Forming a business is also a process with many steps to follow. At ZenBusiness, we walk alongside you to make sure you don’t miss a thing. Contact us today to see how we can help with your business formation.

Disclaimer: The content on this page is for informational purposes only and does not constitute legal, tax, or accounting advice. If you have specific questions about any of these topics, seek the counsel of a licensed professional in your state.

FAQs

  1. 1. Is selling a corporation or an LLC easier?

    There’s a lot of overlap between the steps involved in selling a corporation and selling an LLC. Selling an interest in a multi-member LLC is slightly more complex than selling a corporation because all LLC members must agree to the sale. If they don’t, the LLC must be dissolved and reformed, adding a layer of complication.

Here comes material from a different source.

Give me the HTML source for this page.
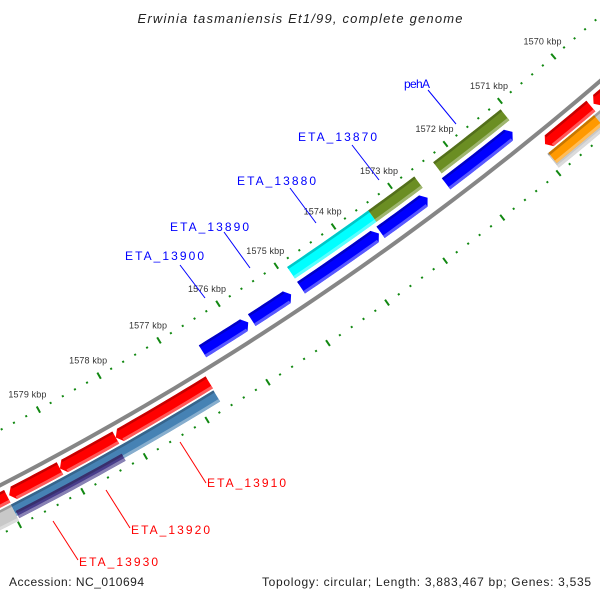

  2. 2. Is closing an LLC or a corporation easier?

    While forming an LLC is significantly easier than opening a corporation, closing or dissolving an LLC and a corporation both involve very similar steps.

  3. 3. Do I need an attorney to close or sell my business?

    Most states don’t require you to have an attorney for the dissolution or sale of your business (though check with your state to make sure). In many cases, though, it can be helpful to have an attorney make sure you’ve met all legal requirements and go over all documents, as any errors can be costly.

  4. 4. If I don’t close my business formally, will I face consequences?

    Yes. If you don’t close your business, you must continue to pay the taxes and fees that the company owes, including any annual fees charged by your state. You may also incur late fees and penalties. In addition, you’re subject to continuing bills for any existing leases and contracts. You continue to be responsible for the actions (or inactions) of the company and could face possible lawsuits.